In this work, an experiment looking at how the viscosity of a scale inhibitor used in the oil & gas industry varies with increasing pressures from atmospheric pressure to 15 MPa has been conducted. A systematic review of the existing literature has been performed. Most of the literature reviewed reported viscosity changes due to pressures up to 150 MPa, substantially higher than this work. This leaves openings for future experimentation, especially at higher pressures. Given the concerns brought to light by both Bosco et. al and professionals at IFE, the steep increase in viscosity at low shear rates is, by the group, discarded as being a victim to a weakness of the geometry. Considering the miniscule changes of viscosity with pressure and shear rate, the scale inhibitor studied in this work exhibits near Newtonian behavior.
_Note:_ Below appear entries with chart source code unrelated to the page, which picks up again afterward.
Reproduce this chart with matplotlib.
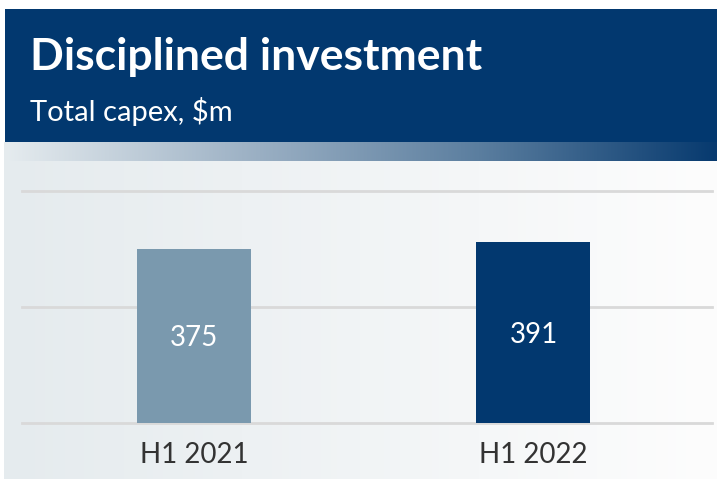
import numpy as np
import matplotlib.pyplot as plt
from matplotlib.colors import LinearSegmentedColormap

categories = ["H1 2021", "H1 2022"]
capex = [375, 391]
bar_colors = ["#7a99ae", "#02386f"]
title = "Disciplined investment"
subtitle = "Total capex, $m"

W, H = 717, 479
NAVY = "#02386f"

fig = plt.figure(figsize=(W / 100, H / 100), dpi=100)
fig.patch.set_facecolor("white")

# background layer in pixel coordinates (y down)
bg = fig.add_axes((0, 0, 1, 1))
bg.set_xlim(0, W)
bg.set_ylim(H, 0)
bg.axis("off")

ramp = np.linspace(0, 1, 256).reshape(1, -1)
strip_cmap = LinearSegmentedColormap.from_list("strip", ["#e6ecef", "#9fb3c6", "#5b7e9f", "#073a6f"])
back_cmap = LinearSegmentedColormap.from_list("back", ["#e5ebee", "#fdfdfd"])

bg.imshow(ramp, cmap=back_cmap, extent=(4, W, H, 160), aspect="auto", interpolation="bicubic")
bg.imshow(ramp, cmap=strip_cmap, extent=(4, W, 161, 142), aspect="auto", interpolation="bicubic")
bg.add_patch(plt.Rectangle((5, 9), W - 5, 133, color=NAVY, lw=0))

bg.text(30, 57, title, color="white", fontsize=32, fontweight="bold",
        family="Lato", va="center", ha="left")
bg.text(30, 111, subtitle, color="white", fontsize=21,
        family="Lato", va="center", ha="left")

# chart axes: baseline at y=423 px, 500 at y=191 px
left, right = 22, 712
bottom, top = 423, 191
ax = fig.add_axes((left / W, (H - bottom) / H, (right - left) / W, (bottom - top) / H))
ax.patch.set_visible(False)
ax.set_ylim(0, 500)
ax.set_xlim(-0.507, 1.526)
for s in ax.spines.values():
    s.set_visible(False)

for yv in (0, 250, 500):
    ax.axhline(yv, color="#d9d9d9", lw=2, zorder=1, clip_on=False)

x = np.arange(len(categories))
bars = ax.bar(x, capex, width=0.336, color=bar_colors, zorder=2)
for b, v in zip(bars, capex):
    ax.text(b.get_x() + b.get_width() / 2, v / 2, str(v), color="white",
            fontsize=20, family="Lato", ha="center", va="center_baseline", zorder=3)

ax.set_yticks([])
ax.set_xticks(x)
ax.set_xticklabels(categories, fontsize=20, family="Lato", color="#333333")
ax.tick_params(axis="x", length=0, pad=14)

fig.savefig("out.png", dpi=100)
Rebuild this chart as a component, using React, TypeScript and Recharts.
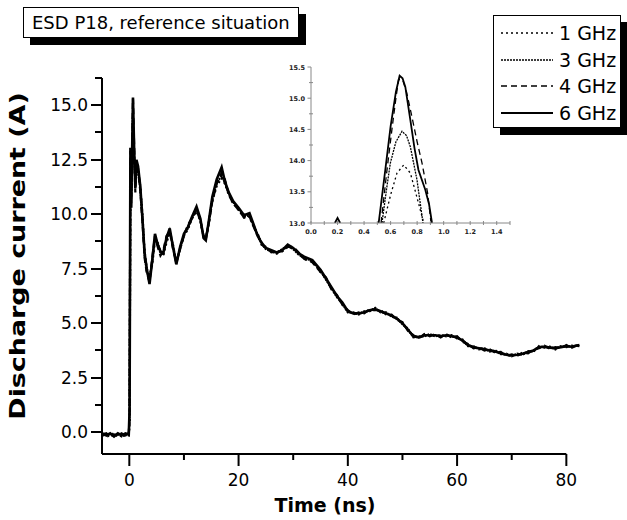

The power-law fitted for this experiment does show promising \(R^2\) values, close to those of Table 1, as well as an \(\alpha \), or a value, similar to that found in the literature. The plot showing calculated viscosity versus measured viscosity displays a cluster of points following the diagonal line closely, meaning the power-law model is a good fit. As noted in the introduction, results showing no changes in viscosity due to pressure and shear rate are optimal. This work verifies that the rheological properties of the scale inhibitor in question are ideal for its purpose.